Of Fish, Birds, Cats, Mice, Spiders, Flies, Pigs, and Chimpanzees: How Chance Casts the Historic Action Photograph into Doubt

Abstract
The role of chance in producing a picture by snapping a shutter release before a complex and quickly changing scene weakens the bond between the historic action photograph and the meanings it is routinely asked to bear. To appreciate this problem and to understand the array of popular notions that have been marshaled to finesse or suppress the role of chance in photographic production, I consider the case of Joe Rosenthal's 1945 photograph of American servicemen raising a flag on Iwo Jima. The analysis pushes the production of this famous photograph through a series of zoological analogies: Is it like a fisherman reeling in a trophy catch ? Like a cat pouncing on a mouse or a spider setting a trap for a fly ? Like a pig pushing its snout through the dirt ? Like chimpanzees banging at typewriters ? These analogies are playful but also serious.
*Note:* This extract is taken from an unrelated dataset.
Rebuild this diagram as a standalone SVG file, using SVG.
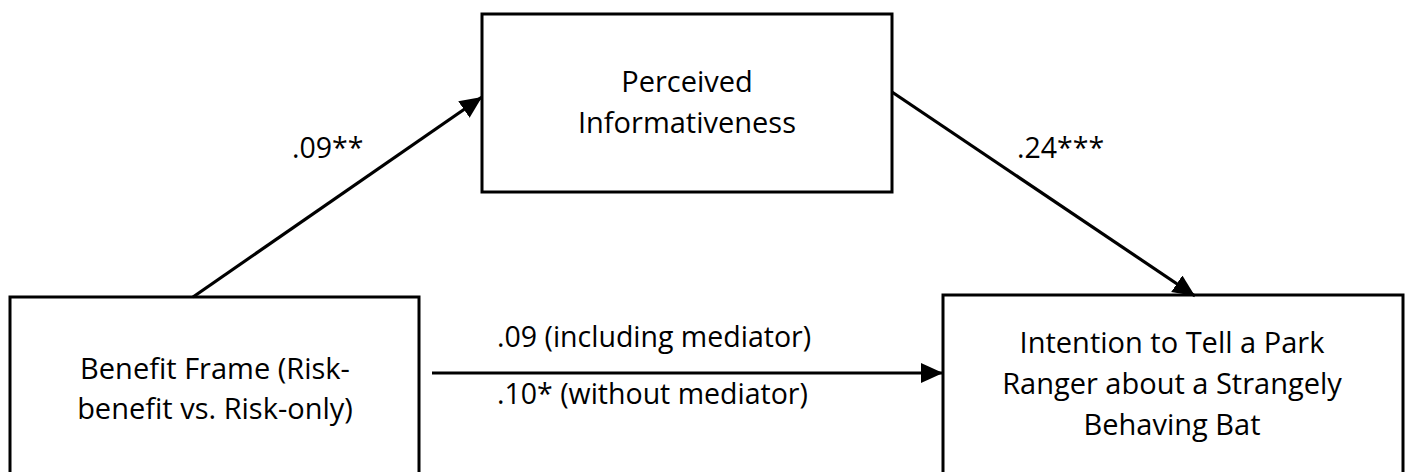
<svg xmlns="http://www.w3.org/2000/svg" width="1406" height="472" viewBox="0 0 1406 472">
  <style>
    .box { fill: #ffffff; stroke: #000000; stroke-width: 3; }
    .node-text { font-family: "Open Sans", "Liberation Sans", sans-serif; font-size: 29px; fill: #000000; text-anchor: middle; }
    .edge { stroke: #000000; stroke-width: 3.2; fill: none; marker-end: url(#arrow); }
    .edge-label { font-family: "Open Sans", "Liberation Sans", sans-serif; font-size: 28.5px; fill: #000000; }
  </style>
  <defs>
    <marker id="arrow" markerUnits="userSpaceOnUse" markerWidth="24" markerHeight="22" refX="22" refY="10" orient="auto">
      <path d="M0,0 L22,10 L0,20 Z" fill="#000000"/>
    </marker>
  </defs>
  <rect x="0" y="0" width="1406" height="472" fill="#ffffff"/>

  <g id="node-benefit-frame">
    <rect class="box" x="10" y="297" width="409" height="190"/>
    <text class="node-text" x="215" y="379">Benefit Frame (Risk-</text>
    <text class="node-text" x="215" y="419">benefit vs. Risk-only)</text>
  </g>

  <g id="node-perceived-informativeness">
    <rect class="box" x="482" y="14" width="410" height="178"/>
    <text class="node-text" x="687" y="92">Perceived</text>
    <text class="node-text" x="687" y="133">Informativeness</text>
  </g>

  <g id="node-intention">
    <rect class="box" x="943" y="295" width="460" height="192"/>
    <text class="node-text" x="1172" y="353">Intention to Tell a Park</text>
    <text class="node-text" x="1172" y="394">Ranger about a Strangely</text>
    <text class="node-text" x="1172" y="435">Behaving Bat</text>
  </g>

  <g id="connectors">
    <line class="edge" x1="193" y1="297" x2="482" y2="97"/>
    <line class="edge" x1="892" y1="92" x2="1195" y2="296"/>
    <line class="edge" x1="432" y1="373" x2="943" y2="373"/>
    <text class="edge-label" x="292" y="158">.09**</text>
    <text class="edge-label" x="1017" y="158">.24***</text>
    <text class="edge-label" x="497" y="347">.09 (including mediator)</text>
    <text class="edge-label" x="497" y="404">.10* (without mediator)</text>
  </g>
</svg>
We need new models for understanding the production of the historic action photograph because the predominant modern and postmodern approaches to that production have suppressed the role of chance. Whereas the modern regime tends to understand the historic action photograph as an inspired flash of history, the postmodern regime tends to understand it as a discursive effect. Entertaining the notion that such a photograph is instead a stochastic result leads to a new conception of photography and its relationship to history. Chance emerges as a third kind of photographic madness, alongside the industrial madness decried by Charles Baudelaire and the indexical madness that moved Roland Barthes.